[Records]
* * * *

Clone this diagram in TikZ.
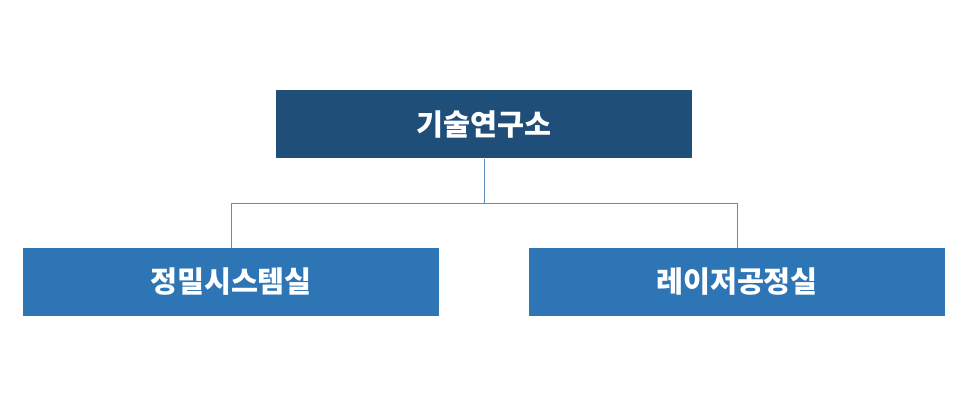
\documentclass[tikz,border=0pt]{standalone}
\usepackage{fontspec}
\newfontfamily\cjk{Noto Sans CJK KR}[FakeBold=0]
\usetikzlibrary{positioning}
\definecolor{topblue}{HTML}{1F4E79}
\definecolor{subblue}{HTML}{2E75B6}
\definecolor{linkblue}{HTML}{5B8DC0}
\begin{document}
\begin{tikzpicture}[x=0.75pt,y=-0.75pt,
  unit/.style={rectangle, draw=none, minimum width=312pt, minimum height=51pt, text=white, font=\cjk\bfseries\fontsize{22}{26}\selectfont},
  link/.style={draw=linkblue, line width=0.6pt}]
	\useasboundingbox (0,0) rectangle (966,402);
	% nodes
	\node[unit, fill=topblue] (lab) at (484,124.5) {기술연구소};
	\node[unit, fill=subblue] (precision) at (231,282) {정밀시스템실};
	\node[unit, fill=subblue] (laser) at (737,282) {레이저공정실};

	% edges
	\coordinate (split) at (484,203);
	\draw[link] (lab.south) -- (split);
	\draw[link] (split) -| (precision.north);
	\draw[link] (split) -| (laser.north);
\end{tikzpicture}
\end{document}
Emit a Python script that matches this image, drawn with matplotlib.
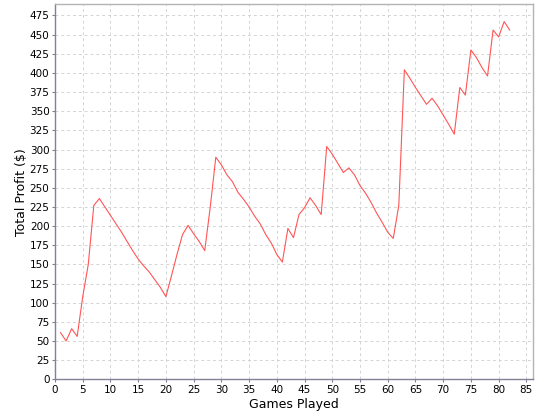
import matplotlib
matplotlib.use("Agg")
import matplotlib.pyplot as plt

# games played and running profit
games = list(range(1, 83))
profit = [61, 50, 66, 56, 108, 150, 227, 236, 225, 214,
          203, 192, 180, 168, 157, 148, 140, 130, 120, 108,
          135, 163, 189, 201, 190, 180, 168, 225, 290, 280,
          267, 258, 244, 235, 225, 213, 203, 189, 178, 163,
          153, 197, 185, 215, 224, 237, 227, 215, 304, 294,
          282, 270, 276, 267, 253, 243, 231, 217, 205, 192,
          184, 227, 404, 393, 381, 370, 359, 367, 357, 345,
          333, 320, 381, 371, 430, 420, 407, 396, 456, 447,
          467, 456]

x_ticks = list(range(0, 90, 5))
y_ticks = list(range(0, 500, 25))

fig = plt.figure(figsize=(5.4, 4.2), dpi=100)
ax = fig.add_axes([55 / 540, 1 - 379.3 / 420, (533 - 55) / 540, (379.3 - 4) / 420])

ax.plot(games, profit, color="#ff5555", lw=0.8)

ax.set_xlim(0, 86.2)
ax.set_ylim(0, 490)
ax.set_xticks(x_ticks)
ax.set_yticks(y_ticks)
ax.grid(True, color="#d4d4d4", linestyle=(0, (3, 3)), lw=0.7)
ax.set_axisbelow(True)

for side in ("left", "bottom"):
    ax.spines[side].set_color("#808098")
    ax.spines[side].set_linewidth(1.0)
for side in ("top", "right"):
    ax.spines[side].set_color("#b4b4b4")
    ax.spines[side].set_linewidth(1.0)

ax.tick_params(axis="both", labelsize=7.5, length=2, width=0.8,
               color="#808098", pad=2)
ax.set_xlabel("Games Played", fontsize=9, labelpad=2)
ax.set_ylabel("Total Profit ($)", fontsize=9, labelpad=1)

fig.savefig("out.png", dpi=100)
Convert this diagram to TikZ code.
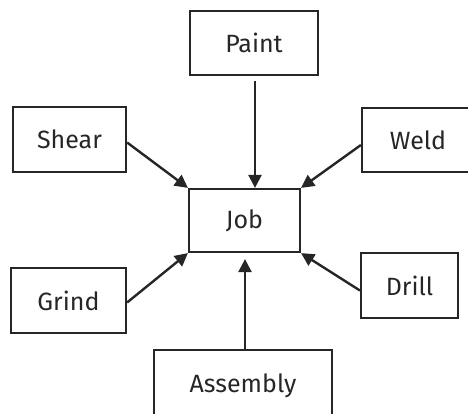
\documentclass[tikz,border=0pt]{standalone}
\usepackage{fontspec}
\newfontfamily\labelfont{Fira Sans}
\usetikzlibrary{arrows.meta}
\definecolor{ink}{HTML}{262626}
\tikzset{
  box/.style={draw=ink, line width=2.2pt, text=ink, inner sep=0pt,
    font=\labelfont\fontsize{25}{29}\selectfont},
  link/.style={draw=ink, line width=2.4pt,
    -{Triangle[length=13pt,width=13pt]}},
}
\begin{document}
\begin{tikzpicture}[x=1pt,y=-1pt]
  \useasboundingbox (0,0) rectangle (468,413);
  \begin{scope}
    \clip (0,0) rectangle (468,413);
    \node[box, minimum width=128pt, minimum height=64pt] (paint) at (254,43) {\raisebox{-2pt}{Paint}};
    \node[box, minimum width=113pt, minimum height=65pt] (shear) at (69.5,139.5) {Shear};
    \node[box, minimum width=112pt, minimum height=64pt] (weld) at (418,140) {Weld};
    \node[box, minimum width=111pt, minimum height=63pt] (job) at (244.5,220.5) {Job};
    \node[box, minimum width=115pt, minimum height=65pt] (grind) at (68.5,300.5) {Grind};
    \node[box, minimum width=97pt, minimum height=65pt] (drill) at (409.5,285.5) {Drill};
    \node[box, minimum width=178pt, minimum height=72pt] (assembly) at (243,386) {Assembly};
  \end{scope}
  \draw[link, shorten <=5pt] (paint.south -| 255,0) -- (job.north -| 255,0);
  \draw[link] ([yshift=-3pt]shear.east) -- (job.north west);
  \draw[link] ([yshift=-5pt]weld.west) -- (job.north east);
  \draw[link] ([yshift=-2pt]grind.east) -- (job.south west);
  \draw[link] ([yshift=-5pt]drill.west) -- (job.south east);
  \draw[link, shorten >=6pt] (assembly.north -| 245,0) -- (job.south -| 245,0);
\end{tikzpicture}
\end{document}
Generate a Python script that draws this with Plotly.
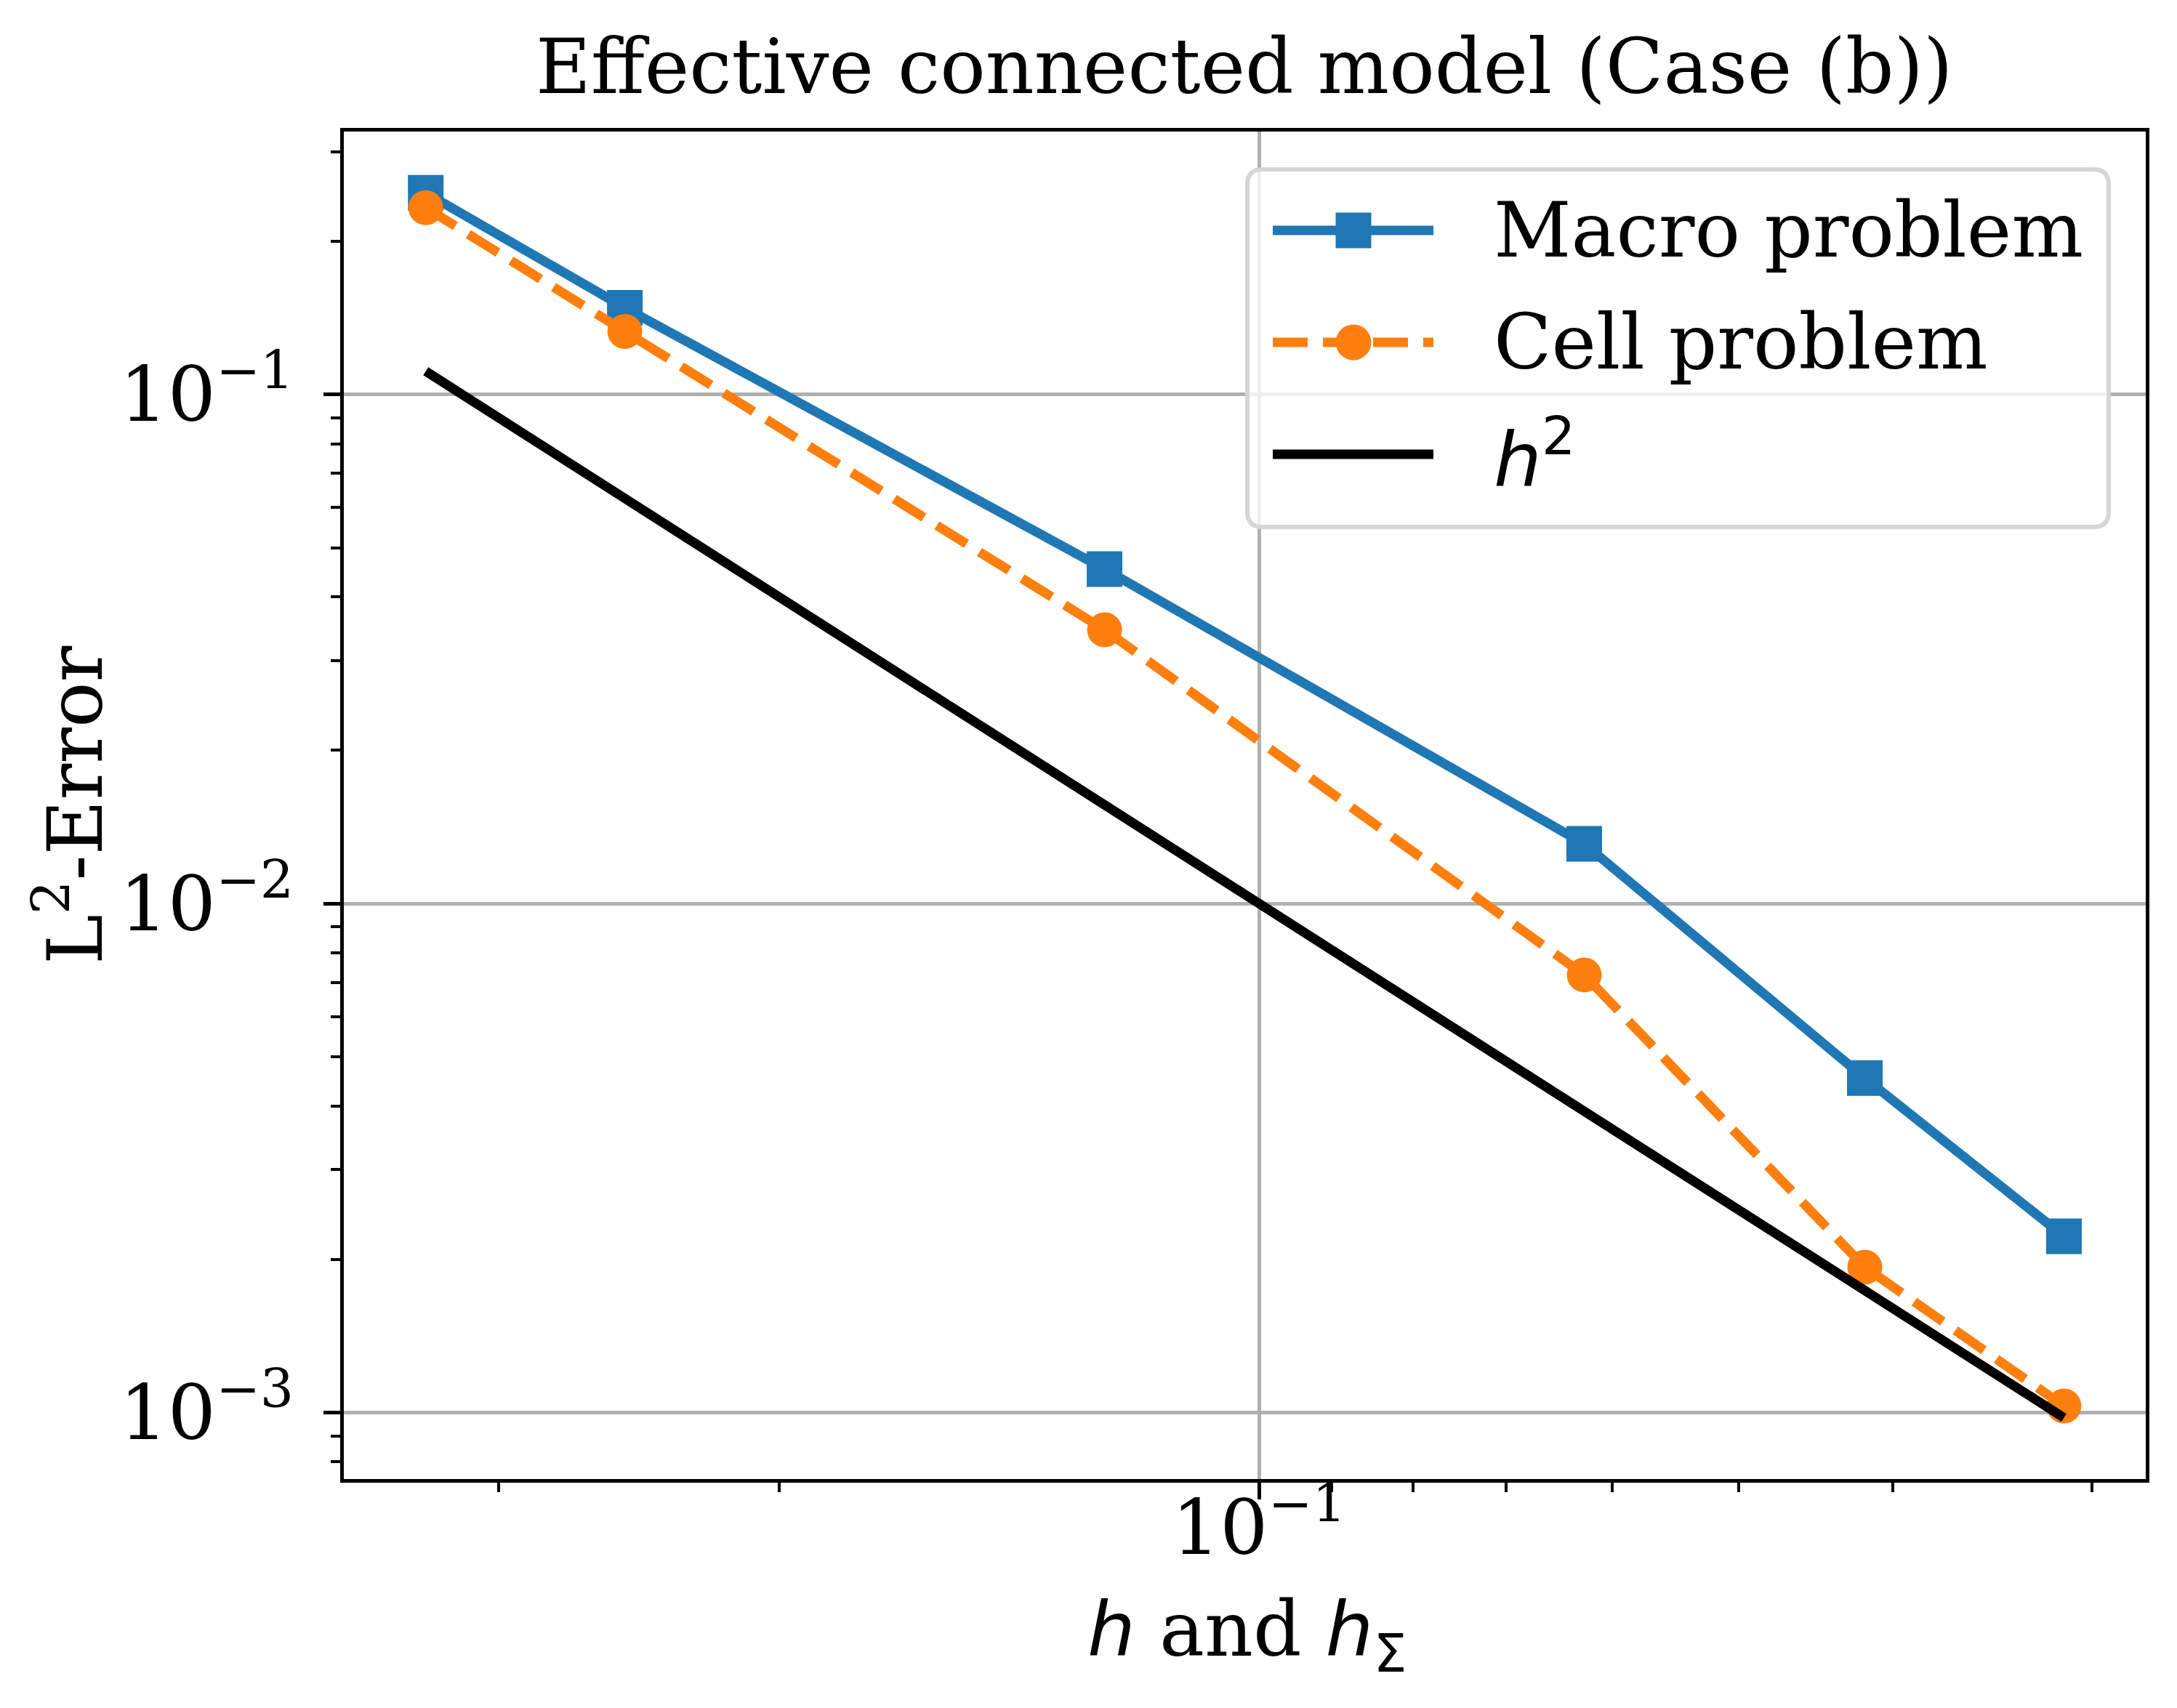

* * * *

**Task brief**:
Output exactly the lines from the one containing "Emit a Python" through the one containing "import matplotlib.pyplot as plt", both included, and nothing else; leave out any pictures.

**Exercise answer**:
Emit a Python script that matches this image, drawn with matplotlib.
import matplotlib
matplotlib.use("Agg")
import matplotlib.pyplot as plt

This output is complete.